I order Thai iced coffee (sweetened with condensed milk and steeped with star anise and cinnamon, $3) and check out the menu, knowing that Taranto can discuss what’s on it with unusual authority. Not only has she probably tasted all the dishes (is there anything worse than a waiter who hasn’t?), she’s also cooked at least a portion of them, depending on which other five-week classes she’s already taken. In addition to “Dining Room Procedures,” the program’s “station” classes are “Meat and Vegetable Cookery,” “Soups, Stocks and Sauces,” short-order (officially called “American Cookery”), “Garde-Manger” (cold items) and “Baking.”

“My favorite things we make all year,” she says of what I order, a $5 mixed appetizer plate (“Taste it all!” the menu suggests) with beef satay and peanut sauce, a salad spring roll, a shrimp quenelle on sugar cane and a steamed “lotus bun” with char sui pork.

Many students struggle with the program when they first enroll, but Taranto wasn’t one of them.

“What surprised me was how many people do think it’s too hard,” she says. “But I knew cooking wasn’t as glamorous as the Food Network makes it seem.”

Taranto wants to open her own restaurant, but probably not for seven to 10 years. After finishing the program she hopes to spend three months in Europe, and is applying for a five-month job in Antarctica (to pay her student loans), as well as a prestigious internship at Disney World.
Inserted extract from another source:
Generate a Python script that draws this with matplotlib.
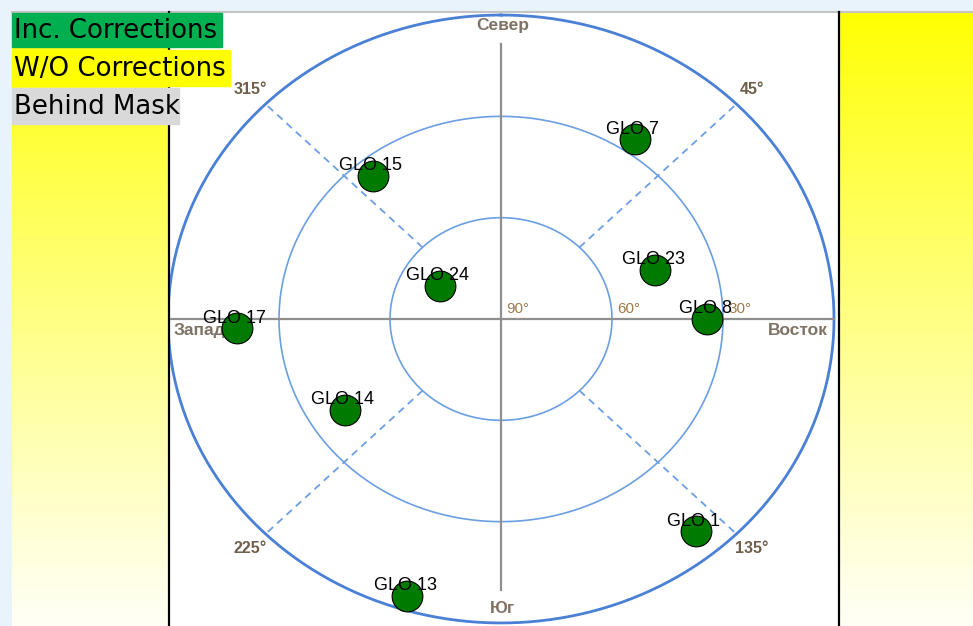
import numpy as np
import matplotlib
matplotlib.use("Agg")
import matplotlib.pyplot as plt
from matplotlib.patches import Rectangle

# Satellites: name, azimuth (deg, clockwise from north), elevation (deg)
sat_names = ["GLO 7", "GLO 15", "GLO 24", "GLO 23", "GLO 8",
             "GLO 17", "GLO 14", "GLO 1", "GLO 13"]
sat_az = [34.2, 320.7, 300.7, 70.8, 90.0, 267.8, 237.5, 140.0, 197.2]
sat_el = [25.6, 35.3, 70.8, 45.9, 34.3, 18.6, 40.0, 8.0, 4.2]

# Grid
ring_elev = [60, 30, 0]
elev_labels = ["90°", "60°", "30°"]
diag_az = [45, 135, 225, 315]
diag_labels = ["45°", "135°", "225°", "315°"]
compass = ["Север", "Восток", "Юг", "Запад"]

legend_labels = ["Inc. Corrections", "W/O Corrections", "Behind Mask"]
legend_colors = ["#00b050", "#ffff00", "#d9d9d9"]

W, H = 973, 626
fig = plt.figure(figsize=(W / 100, H / 100), dpi=100, facecolor="#e8f3fc")

# background panels (pixel coords)
bg = fig.add_axes([0, 0, 1, 1])
bg.set_xlim(0, W)
bg.set_ylim(H, 0)
bg.axis("off")
grad = np.linspace(0, 1, 256) ** 0.9
img = np.ones((256, 1, 3))
img[:, 0, 2] = grad * 0.97
bg.imshow(img, extent=(12, 168, H, 12), aspect="auto", zorder=1)
bg.imshow(img, extent=(840, W, H, 12), aspect="auto", zorder=1)
bg.add_patch(Rectangle((169, 12), 670, H - 12, color="white", zorder=1))
bg.plot([12, W], [11.5, 11.5], color="#c4c4c4", lw=1.5, zorder=2)
bg.plot([169, 169], [12, H], color="black", lw=1.6, zorder=2)
bg.plot([839, 839], [12, H], color="black", lw=1.6, zorder=2)

# legend boxes
box_rows = [(13, 47, 222), (50, 86, 230), (88, 124, 179)]
for (y0, y1, x1), lab, col in zip(box_rows, legend_labels, legend_colors):
    bg.add_patch(Rectangle((12, y0), x1 - 12, y1 - y0, color=col, zorder=3))
    bg.text(14, (y0 + y1) / 2 + 1.5, lab, fontsize=18.7, family="DejaVu Sans",
            va="center", ha="left", color="black", zorder=4)

# sky plot axes
ax = fig.add_axes([170 / W, 0, 668 / W, 614 / H])
ax.set_xlim(-89.46, 91.08)
ax.set_ylim(-90.9, 90.9)
ax.axis("off")
ax.patch.set_alpha(0)

t = np.linspace(0, 2 * np.pi, 400)
for el in ring_elev:
    r = 90 - el
    if el == 0:
        ax.plot(r * np.sin(t), r * np.cos(t), color="#4a80d6", lw=2.0, zorder=2)
    else:
        ax.plot(r * np.sin(t), r * np.cos(t), color="#6b9fe2", lw=1.2, zorder=2)

for a in diag_az:
    rad = np.deg2rad(a)
    ax.plot([30 * np.sin(rad), 90 * np.sin(rad)], [30 * np.cos(rad), 90 * np.cos(rad)],
            color="#6b9fe2", lw=1.3, ls=(0, (4, 3)), zorder=2)

ax.plot([0, 0], [-80.2, 81.4], color="#8f8f8f", lw=1.6, zorder=2)
ax.plot([-90, 90], [0, 0], color="#8f8f8f", lw=1.6, zorder=2)

lab_col = "#7e7264"
ax.text(0.5, 87, compass[0], fontsize=12.5, weight="bold", color=lab_col,
        ha="center", va="center", family="Liberation Sans", zorder=3)
ax.text(88.4, -3.3, compass[1], fontsize=12.5, weight="bold", color=lab_col,
        ha="right", va="center", family="Liberation Sans", zorder=3)
ax.text(0.5, -85.6, compass[2], fontsize=12.5, weight="bold", color=lab_col,
        ha="center", va="center", family="Liberation Sans", zorder=3)
ax.text(-88.6, -3.3, compass[3], fontsize=12.5, weight="bold", color=lab_col,
        ha="left", va="center", family="Liberation Sans", zorder=3)

for a, lab in zip(diag_az, diag_labels):
    rad = np.deg2rad(a)
    ax.text(96 * np.sin(rad), 96 * np.cos(rad), lab, fontsize=11.5, color="#6e5e4a",
            ha="center", va="center", family="Liberation Sans", weight="bold", zorder=3)

for el, lab in zip([90] + ring_elev[:2], elev_labels):
    ax.text(90 - el + 1.5, 3, lab, fontsize=11, color="#a07a4a",
            ha="left", va="center", family="Liberation Sans", zorder=3)

az = np.deg2rad(sat_az)
zd = 90 - np.array(sat_el)
sx = zd * np.sin(az)
sy = zd * np.cos(az)
ax.scatter(sx, sy, s=490, color="#007a00", edgecolors="black", linewidths=0.8, zorder=4)
for name, x, y in zip(sat_names, sx, sy):
    ax.annotate(name, (x, y), xytext=(-1.5, 4), textcoords="offset points",
                ha="center", va="baseline", fontsize=13, family="Liberation Sans",
                color="black", zorder=5)

fig.savefig("out.png", dpi=100, facecolor=fig.get_facecolor())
The knock on eating at a culinary school establishment, of course, is that the kitchen is still learning. Mistakes are bound to happen (including on the menu, which on this day offers something called a “croque monsure”). But I know firsthand what it’s like to have Thomas Campbell, Tom Siegel and Aimee Ault, the school’s three chef-instructors, chide you for not spot-cleaning a plate with vinegar, or describe the color of your too-cooked green beans as “military,” or dismiss a dish you spent two hours on as “diner food.” And I was only in the introductory class, where no one but the teachers and your fellow students eat your cooking. No one in the station classes—which, together, make a single working kitchen—wants to send out average food or shoddily presented plates, probably even more so than in many local restaurants.

“The types of kitchens you have [in Missoula], it’s about getting things out in a timely manner,” says Oliver Fresquez, a student in my intro class with 14 years professional experience (most recently at the Montana Club). “Here it’s about the perfection.”

Of course, both the teachers and the students also know I’m in the dining room (sorry, no Ruth Reichlesque disguise). They would want to nail it for a former classmate even if I wasn’t also writing for the Independent. And sure enough, the mixed appetizer plate, which also includes a fiery-sweet delicious nuoc cham dipping sauce, is great. The beef satay is tender, and the shrimp quenelle, which has been mixed up in a Robot Coupe (food processor) and steamed, then grilled, has really balanced flavor. The only thing I don’t enjoy about the meal is that I’m not one of the people making it.